Setiap kali reuni sekolah digelar, saya kerap memilih untuk tidak hadir karena kebetulan memang posisi saya kerap di luar kota.
Ada alasan saya dan beberapa teman memilih absen dalam acara temu kangen, yakni menghindari kultus individu terhadap alumni secara berlebihan.
Bukan karena saya dan beberapa teman tidak memiliki pangkat jenderal dan hidup semenjana, tetapi banyak teman-teman yang lain begitu mengeluh-eluhkan alumni yang berpangkat tinggi dan berkedudukan “basah”.
Posisi penasehat bahkan donatur kerap ditimpakan kepada alumni yang sukses dengan parameter “materi”.
Sehingga jangan heran dengan fenomena menggunduli rambut hingga plontos yang dilakukan teman-teman Teddy Minahasa semasa bersekolah di SMPN 1 Pasuruan, Jawa Timur, saat nama Ferdy diumumkan sebagai Kapolda Jawa Timur.
Tidak hanya sahabat Teddy yang pria, bahkan ada seorang sahabat perempuan Teddy yang tergabung dalam Sobatku-87 itu ikut memplontoskan rambutnya.
Saya jadi teringat dengan wejangan kakek nenek saya agar dalam mensikapi kehidupan untuk ngono yoh ngono ning ojo ngono.
Selarik kalimat berbahasa Jawa ini memiliki arti dalam bahasa Indonesia sebagai padanan “begitu yah begitu, tetapi yah jangan begitu”.
Kalau kita perhatikan sekilas kalimat tersebut terkesan ambigu dan aneh serta tanpa makna.

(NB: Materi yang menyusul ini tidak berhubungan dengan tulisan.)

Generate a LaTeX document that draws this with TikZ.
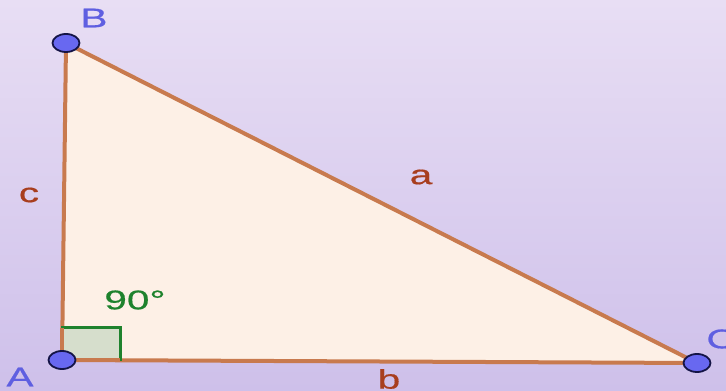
\documentclass[tikz,border=0pt]{standalone}
\usepackage{fontspec}
\setmainfont{Liberation Sans}
\newfontfamily\widesans[FakeStretch=1.5,FakeBold=0.6]{Liberation Sans}
\usetikzlibrary{shapes.geometric}

\definecolor{bgtop}{RGB}{232,222,244}
\definecolor{bgbot}{RGB}{206,192,234}
\definecolor{trifill}{RGB}{253,240,230}
\definecolor{edgebrown}{RGB}{200,122,78}
\definecolor{sidelabel}{RGB}{168,62,30}
\definecolor{anglegreen}{RGB}{30,130,45}
\definecolor{anglefill}{RGB}{214,222,204}
\definecolor{ptblue}{RGB}{104,104,240}
\definecolor{ptline}{RGB}{20,20,70}
\definecolor{ptlabel}{RGB}{95,95,225}

\begin{document}
\begin{tikzpicture}[x=1pt,y=1pt,
        vertex/.style={
            ellipse,
            draw=ptline,
            fill=ptblue,
            line width=1.8pt,
            minimum width=27pt,
            minimum height=18pt,
            inner sep=0pt
        },
        edge/.style={
            draw=edgebrown,
            line width=4pt
        },
        vlabel/.style={
            text=ptlabel,
            font=\widesans\fontsize{27}{29}\selectfont
        },
        slabel/.style={
            text=sidelabel,
            font=\widesans\fontsize{27}{29}\selectfont
        }
    ]

        \useasboundingbox (0,0) rectangle (726,391);
        \shade[top color=bgtop, bottom color=bgbot] (0,0) rectangle (726,391);

        \coordinate (A) at (62,31);
        \coordinate (B) at (66,348);
        \coordinate (C) at (697,28);

        \fill[trifill] (A) -- (B) -- (C) -- cycle;
        \draw[edge] (A) -- (B);
        \draw[edge] (B) -- (C);
        \draw[edge] (C) -- (A);

        \draw[anglegreen, fill=anglefill, line width=3pt] (62,31) rectangle (120,63);
        \draw[edge] (A) -- (120,31);
        \draw[edge] (A) -- (62,63);

        \node[vertex] (ptA) at (A) {};
        \node[vertex] (ptB) at (B) {};
        \node[vertex] (ptC) at (C) {};

        \node[vlabel] (labA) at (20,14) {A};
        \node[vlabel] (labB) at (94,373) {B};
        \node[vlabel] (labC) at (721,52) {C};

        \node[slabel] (laba) at (421,214) {a};
        \node[slabel] (labb) at (389,12) {b};
        \node[slabel] (labc) at (29,196) {c};

        \node[text=anglegreen, font=\widesans\fontsize{27}{29}\selectfont] (ang) at (135,91) {90°};

    \end{tikzpicture}
\end{document}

Bagi masyarakat Jawa “ngono yoh ngono ning ojo ngono” sarat dengan arti filosofi sindiran tersebut.
Konsep ngono yoh ngono ning ojo ngono bukan tanpa ujug-ujug sebagai implementasi untuk memahami konteks sebuah persoalan. Prinsip yang terkandung dalam filosofi tersebut oleh masyarakat Jawa dipercayai membawa makna “sederhana”, yaitu seni menempatkkan diri.
Jangan mengambil posisi terlalu ringan atau terlalu berat. Memilih terlalu besar atau terlalu kecil.
Sebagai pesan “ngono yoh ngono ning ojo ngono” diartikan sebagai ajaran silahkan untuk melakukan sesuatu, tetapi jangan begitu terlalu atau berlebihan. Secara positif juga diartikan menjaga keseimbangan.
Saya tidak membayangkan bagaimana perasaan teman-teman Teddy yang telah memplontoskan rambutnya saat mendengarkan pernyataan Kapolri Jenderal Pol Listyo Sigit Prabowo mengenai tindak pidana yang dituduhkan terhadap bekas Kapolda Sumatera Barat yang urung menjadi Kapolda Jawa Timur.
Memanipulasi barang bukti hasil kejahatan, kemudian menukarnya dengan tawas serta menjual narkoba ke bandar adalah perbuatan yang sukar diterima oleh nalar sehat bahkan oleh seorang alumni sekolah yang kebetulan mempunyai putra-putri.
Andai barang bukti narkoba itu sudah terjual dan dikonsumsi oleh pengguna, entah berapa banyak generasi muda harapan bangsa yang rusak masa depannya gara-gara narkoba jahanam itu.
Saya begitu terkesan dengan sahabat saya saat kami bersekolah bersama di SMPN 214 Halim Perdanakusuma, Jakarta, angkatan 1983.
Profesinya begitu luhur, mendamaikan warga yang berselisih paham, mengurus keperluan administrasi warga yang akan bekerja atau bersekolah, mengurus penyaluran bantuan sosial dari pemerintah hingga membantu warga yang tertimpa musibah.
Walau hanya sekadar ketua rukun warga dan bukan berpangkat jenderal, mendiang sahabat saya begitu dikenang kebaikkannnya.
Dari kasus Ferdy dan Teddy kita bisa menarik hikmah bahwa begitu tipis jarak antara kesuksesan dan kegagalan. Begitu pendek antara kekaguman dan hinaan dan begitu singkat riwayat hidup seorang jika diisi dengan pemujaan materi yang berlebihan.
Ferdy Sambo adalah tipikal perwira polisi yang melesat karirnya dan begitu berambisi meraih pangkat jenderal.
Ketika pangkat jenderal sudah teraih dan jabatan sudah digenggam maka kekuasaan begitu membuatnya terlena.